Domingo, 22 de diciembre de 2024

Religión en Libertad

Apariencias

Alzacuellos de un sacerdote.
'La manera en la que nos presentamos ante los demás dice mucho de nosotros mismos'. Foto: Marek Studzinski / Unsplash.

por Carmen Cabeza

Opinión

Hace ya bastantes años un primo de mi madre que era jesuita participó en un grupo de trabajo universitario en un país en el que se habían prohibido los símbolos religiosos, incluyendo vestir de hábito en espacios públicos. Tío José María (que así se llamaba) había entrado en el seminario muy joven y hacía tiempo que había perdido la costumbre de vestirse de civil, así que adaptarse a estas circunstancias le resultó un esfuerzo grande, tanto en los aspectos prácticos (tuvo que destinar tiempo y dinero a comprar una ropa absurda) como en otros más importantes, por lo interiorizada que tenía su condición de sacerdote.

El caso es que las jornadas universitarias transcurrieron de forma muy agradable, los participantes conocían su currículum vitae y no solo lo aceptaban sin ningún problema, sino que se dirigían a él de forma muy respetuosa, siempre con la denominación y tratamiento habituales en los países católicos. Constató que eran cuestiones políticas con poca repercusión en el ámbito académico.

Terminada la estancia se preparó para el viaje de vuelta. Iba algo inquieto, pues una cosa era convivir con personas cultivadas y educadas y otra lo que se podía encontrar en la calle. Paró un taxi y antes de que pudiera abrir la boca el conductor le preguntó “¿A dónde quiere que le lleve, padre?” Su indumentaria no había podido ocultar su condición y a la primera mirada aquel hombre -y cualquier otra persona- sabía sin ningún género de dudas que se encontraba ante un sacerdote.

Qué verdad es que el hábito no hace al monje. Podía ir vestido de lo que fuera, pero no había ningún disimulo ni engaño, toda su persona transmitía de forma inequívoca quién era. También el trayecto hasta el aeropuerto fue una experiencia gratificante en la que hablaron de lo divino y lo humano. Mi tío volvió a España contento y confiado en el futuro espiritual del país en cuestión.

Me encanta la anécdota porque me gusta que las personas parezcan lo que son y sean lo que parecen. Cuando alguien se muestra como es me genera confianza.
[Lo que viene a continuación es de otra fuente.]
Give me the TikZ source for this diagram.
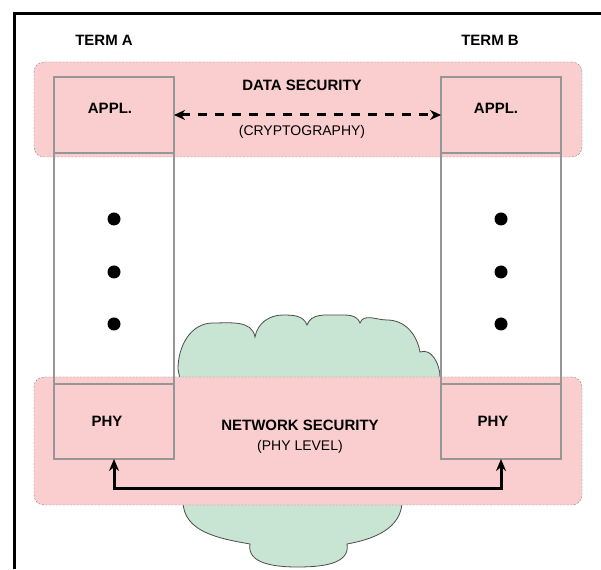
\documentclass[tikz,border=0pt]{standalone}
\usepackage{fontspec}
\setmainfont{Liberation Sans}
\usepackage{tikz}
\usetikzlibrary{arrows.meta}
\definecolor{bandpink}{RGB}{250,206,206}
\definecolor{cloudgreen}{RGB}{200,228,210}
\definecolor{boxgray}{RGB}{150,150,150}
\tikzstyle{secband} = [draw=gray, dash pattern=on 2pt off 1.5pt, rounded corners=10pt, fill=bandpink, inner sep=0pt, outer sep=0pt, minimum width=548pt]
\tikzstyle{layerbox} = [draw=boxgray, line width=1.2pt, inner sep=0pt, outer sep=0pt, minimum width=120pt]
\tikzstyle{layerdot} = [circle, fill=black, inner sep=0pt, minimum size=13pt]
\tikzstyle{lbl} = [font=\bfseries\fontsize{15}{18}\selectfont, inner sep=0pt]
\tikzstyle{sublbl} = [font=\fontsize{14}{17}\selectfont, inner sep=0pt]
\tikzstyle{cryptoarrow} = [line width=3pt, dash pattern=on 9pt off 8pt, {Stealth[length=11pt,width=10pt]}-{Stealth[length=11pt,width=10pt]}]
\tikzstyle{linkarrow} = [line width=3pt, {Stealth[length=12pt,width=10pt]}-{Stealth[length=12pt,width=10pt]}]

\begin{document}
\begin{tikzpicture}[x=1pt,y=1pt]
            \useasboundingbox (0,0) rectangle (601,569);
            % frame
            \draw[line width=2.5pt] (14.5,0) -- (14.5,555.5) -- (601,555.5);

            % network cloud
            \draw[fill=cloudgreen, draw=black!70, line width=0.8pt]
                (180,190) -- (178,200) to[out=90,in=180] (213,246) to[out=0,in=100] (255,232)
                to[out=80,in=180] (283,254) to[out=0,in=110] (307,244)
                to[out=70,in=180] (337,254) to[out=0,in=110] (360,246)
                to[out=70,in=180] (387,249) to[out=0,in=100] (420,217)
                to[out=20,in=90] (440,192) -- (402,68)
                to[out=-90,in=10] (347,25) to[out=-80,in=0] (297,2)
                to[out=180,in=-100] (250,25) to[out=170,in=-90] (183,68) -- cycle;

            % security bands
            \node[secband, minimum height=95pt] (databand) at (308,459.5) {};
            \node[secband, minimum height=128pt] (netband) at (308,128) {};

            % terminal stacks
            \node[layerbox, minimum height=76pt] (applA) at (114,454) {};
            \node[layerbox, minimum height=231pt] (midA) at (114,300.5) {};
            \node[layerbox, minimum height=75pt] (phyA) at (114,147.5) {};
            \node[layerbox, minimum height=76pt] (applB) at (501,454) {};
            \node[layerbox, minimum height=231pt] (midB) at (501,300.5) {};
            \node[layerbox, minimum height=75pt] (phyB) at (501,147.5) {};

            \foreach \i/\y in {1/350,2/297,3/245} {
                \node[layerdot] (dotA\i) at (114,\y) {};
                \node[layerdot] (dotB\i) at (501,\y) {};
            }

            % labels
            \node[lbl] (termA) at (104,529) {TERM A};
            \node[lbl] (termB) at (490,529) {TERM B};
            \node[lbl] (applAtxt) at ([xshift=-4pt,yshift=7pt]applA.center) {APPL.};
            \node[lbl] (applBtxt) at ([xshift=-5pt,yshift=7pt]applB.center) {APPL.};
            \node[lbl] (phyAtxt) at ([xshift=-7pt]phyA.center) {PHY};
            \node[lbl] (phyBtxt) at ([xshift=-8pt]phyB.center) {PHY};
            \node[lbl] (datasec) at (302,484) {DATA SECURITY};
            \node[sublbl] (crypto) at (302,437) {(CRYPTOGRAPHY)};
            \node[lbl] (netsec) at (300,144) {NETWORK SECURITY};
            \node[sublbl] (phylevel) at (300,122) {(PHY LEVEL)};

            % links
            \draw[cryptoarrow] (applA.east) -- (applB.west);
            \draw[linkarrow] (phyA.south) -- ++(0,-30) -| (phyB.south);
        \end{tikzpicture}
\end{document}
Por el contrario, aquellos cuyo aspecto y apariencia exterior no concuerdan con sus circunstancias y convicciones me provocan una desconfianza y un rechazo automáticos. No puedo evitar percibirlo como una estrategia dirigida a confundir al interlocutor, quizá tenga que ver con el lenguaje no verbal, tan esclarecedor.

La manera en la que nos presentamos ante los demás dice mucho de nosotros mismos. Empezando por lo más obvio, estar limpio y vestirse correctamente muestra respeto hacia aquellos con los que convivimos, trabajamos, viajamos, etc. Más allá de estos básicos, hay una concordancia psicológica (o discordancia, según los casos) entre quiénes somos, qué hacemos, cómo nos percibimos y qué imagen buscamos ofrecer de nosotros mismos.

Profundizando algo más, presentarnos sin trampas tiene que ver con la verdad. La verdad que buscamos, la que reconocemos, la que nos hace libres, como dice el apóstol San Juan “quien practica la verdad viene a la luz” (Jn 3, 21). El gran filósofo que fue San Agustín utiliza la palabra Veritas para nombrar a Dios, en su pensamiento lo que Platón denomina la “realidad auténtica” trasmuta en el “ser verdadero”, es decir, Dios. Por contra, la palabra griega diabolos etimológicamente viene a significar “tirar mentiras” y la Biblia define a Satanás como “el príncipe de la mentira”.

Las formas deben ser un fiel reflejo del fondo, no un disfraz o una tapadera. Quien busca ofrecer una apariencia distinta de su realidad pretende confundir aunque no pronuncie palabras falsas, de hecho busca engañar de una manera más sutil, mediante una mentira más difícil de desenmascarar.

He leído hace poco que la humildad es ni más ni menos que reconocer la propia realidad, porque si verdaderamente somos capaces de vernos sin filtros ni justificaciones, la humildad cae por su peso de manera inevitable. Quizá por este motivo las personas soberbias son las que más engañan, las que más buscan aparentar lo que no son. Su orgullo no les permite reconocerse en su realidad, que es percibida por ellos mismos no como humildad sino como humillación, por eso la rechazan y la niegan.